I had read Aldous Huxley's The Doors of Perception, a fundament for what became the drug culture. After reading it, a friend and I bought some cacti by mail order from Texas, boiled them on the stove, squeezed them in one of his girlfriend's stockings, and drank a pint of revolting green bile mixed with grapefruit soda. I lay in Overton Park for an hour, waiting for something to happen. Later, while eating ham and eggs in a diner on Monroe Avenue, I noticed tiny mouths in the meat blowing grease bubbles and felt the diner shuttling merrily along nonexistent rails, and knew something was up. But when the landscape turned sinister, where I most wanted to be was home.
"So you read it," I said. 
"I asked you a question."
"It was an experiment. Why did you read my letter?" 
"I don't want you using drugs."
"I don't use drugs. Why did you read it?"
My reaction surprised him and let some air out of his indignation. We never discussed the peyote or the opened letter, just as we never discussed anything important that held the promise of conflict, as most things did by now, from integration to the draft. I tried to make excuses for —Dad that he was worried about me, for instance — but they didn't hold up. I knew he had opened the letter not because he thought I was in psychological trouble but because he was curious. And in his eyes, he had the right.
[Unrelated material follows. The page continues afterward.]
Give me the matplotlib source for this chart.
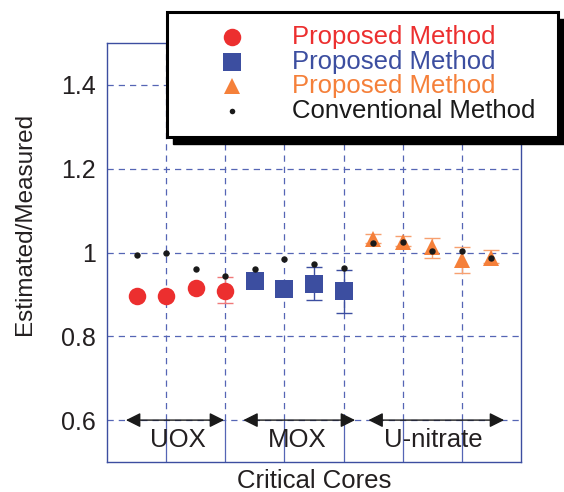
import matplotlib
matplotlib.use("Agg")
import matplotlib.pyplot as plt
from matplotlib.lines import Line2D
from matplotlib.patches import Rectangle

plt.rcParams['font.family'] = ['Liberation Sans', 'DejaVu Sans']

# data
uox_x = [1, 2, 3, 4]
uox_y = [0.896, 0.896, 0.915, 0.908]
uox_lo = [0.0, 0.0, 0.0, 0.029]
uox_hi = [0.0, 0.0, 0.0, 0.034]

mox_x = [5, 6, 7, 8]
mox_y = [0.931, 0.914, 0.925, 0.907]
mox_lo = [0.0, 0.0, 0.038, 0.051]
mox_hi = [0.0, 0.0, 0.041, 0.052]

unit_x = [9, 10, 11, 12, 13]
unit_y = [1.033, 1.026, 1.014, 0.981, 0.988]
unit_lo = [0.010, 0.010, 0.028, 0.031, 0.012]
unit_hi = [0.012, 0.014, 0.021, 0.033, 0.018]

conv_x = list(range(1, 14))
conv_y = [0.995, 1.000, 0.961, 0.944, 0.961, 0.985, 0.973, 0.962,
          1.022, 1.026, 1.003, 1.003, 0.987]

groups = ['UOX', 'MOX', 'U-nitrate']
group_span = [(0.64, 3.96), (4.61, 8.39), (8.84, 13.43)]
group_label_x = [2.4, 6.43, 11.03]

yticks = [0.6, 0.8, 1.0, 1.2, 1.4]
ytick_labels = ['0.6', '0.8', '1', '1.2', '1.4']
xgrid = [2, 4, 6, 8, 10, 12]

red = '#ec2f2f'
blue = '#3c4ea0'
orange = '#f5803a'
dark = '#231f20'
gridc = '#5565b5'

W, H = 564, 492
fig = plt.figure(figsize=(W / 100, H / 100), dpi=100)
ax = fig.add_axes([107 / W, 1 - 462 / H, (521 - 107) / W, (462 - 43) / H])
ax.set_xlim(0, 14)
ax.set_ylim(0.5, 1.5)

for s in ax.spines.values():
    s.set_color(blue)
    s.set_linewidth(1.0)

ax.set_xticks([])
ax.set_yticks(yticks)
ax.set_yticklabels(ytick_labels)
ax.tick_params(axis='y', length=0, pad=8, labelsize=18, labelcolor=dark)

# grid: dashed above 0.6, solid below
ax.hlines(yticks, 0, 14, colors=gridc, linestyles=(0, (5, 4)), linewidth=0.9, zorder=1)
ax.vlines(xgrid, 0.6, 1.5, colors=gridc, linestyles=(0, (5, 4)), linewidth=0.9, zorder=1)
ax.vlines(xgrid, 0.5, 0.6, colors=gridc, linestyles='solid', linewidth=0.9, zorder=1)

# error bars
ax.errorbar(uox_x, uox_y, yerr=[uox_lo, uox_hi], fmt='none', ecolor='#f07a7a',
            elinewidth=1.0, capsize=6, capthick=1.0, zorder=2)
ax.errorbar(mox_x, mox_y, yerr=[mox_lo, mox_hi], fmt='none', ecolor=blue,
            elinewidth=1.0, capsize=6, capthick=1.0, zorder=2)
ax.errorbar(unit_x, unit_y, yerr=[unit_lo, unit_hi], fmt='none', ecolor='#f7a070',
            elinewidth=1.0, capsize=6, capthick=1.0, zorder=2)

# proposed method markers
ax.plot(uox_x, uox_y, 'o', color=red, markersize=12.6, markeredgewidth=0, zorder=3)
ax.plot(mox_x, mox_y, 's', color=blue, markersize=12.4, markeredgewidth=0, zorder=3)
ax.plot(unit_x, unit_y, '^', color=orange, markersize=12.2, markeredgewidth=0, zorder=3)

# conventional method
ax.plot(conv_x, conv_y, 'o', color='#1a1a1a', markersize=4.6, markeredgewidth=0, zorder=4)

# group arrows and labels
for name, (x0, x1), lx in zip(groups, group_span, group_label_x):
    ax.annotate('', xy=(x0, 0.6), xytext=(x1, 0.6),
                arrowprops=dict(arrowstyle='<|-|>', color='#1a1a1a', lw=1.0,
                                mutation_scale=22, shrinkA=0, shrinkB=0),
                zorder=5)
    ax.text(lx, 0.553, name, ha='center', va='center', fontsize=18.5, color=dark)

ax.set_xlabel('Critical Cores', fontsize=18.5, color=dark, labelpad=5)
ax.set_ylabel('Estimated/Measured', fontsize=17.5, color=dark, labelpad=18)
ax.yaxis.label.set_y(0.567)


# legend drawn in figure pixels
def fx(px):
    return px / W


def fy(py):
    return 1 - py / H


lx0, ly0, lx1, ly1 = 167, 12, 558, 137
sh = 6
fig.add_artist(Rectangle((fx(lx0 + sh), fy(ly1 + sh + 1)), fx(lx1 - lx0), (ly1 - ly0) / H,
                         transform=fig.transFigure, facecolor='black',
                         edgecolor='black', zorder=10))
fig.add_artist(Rectangle((fx(lx0), fy(ly1)), fx(lx1 - lx0), (ly1 - ly0) / H,
                         transform=fig.transFigure, facecolor='white',
                         edgecolor='black', linewidth=2.2, zorder=11))

leg_rows = [
    ('o', red, 12.6, 'Proposed Method', red, 37),
    ('s', blue, 12.4, 'Proposed Method', blue, 62),
    ('^', orange, 12.2, 'Proposed Method', orange, 86),
    ('o', '#1a1a1a', 4.0, 'Conventional Method', '#1a1a1a', 111),
]
for mk, mc, ms, lab, tc, py in leg_rows:
    fig.add_artist(Line2D([fx(232)], [fy(py)], marker=mk, color=mc, markersize=ms,
                          markeredgewidth=0, linestyle='none',
                          transform=fig.transFigure, zorder=12))
    fig.text(fx(292), fy(py), lab, color=tc, fontsize=18.5, ha='left',
             va='center', zorder=12)

fig.savefig('out.png', dpi=100)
In that small, bitter violation lay strands of the culture: this was the last, lingering moment of the Adult in America, the monarch whose omnipotence comes by virtue of age and masculinity and not much else, a false entitlement shared by Dad's entire generation that would be swept away in an angry social tide I can't claim to have foreseen or to have taken a significant role in. He and other white men had grown up doing pretty much as they pleased, always addressed as "sir," knowing no one else had a real say in the way things were done. None other than white men deserved explanations for the things white men did, and I wasn't one yet.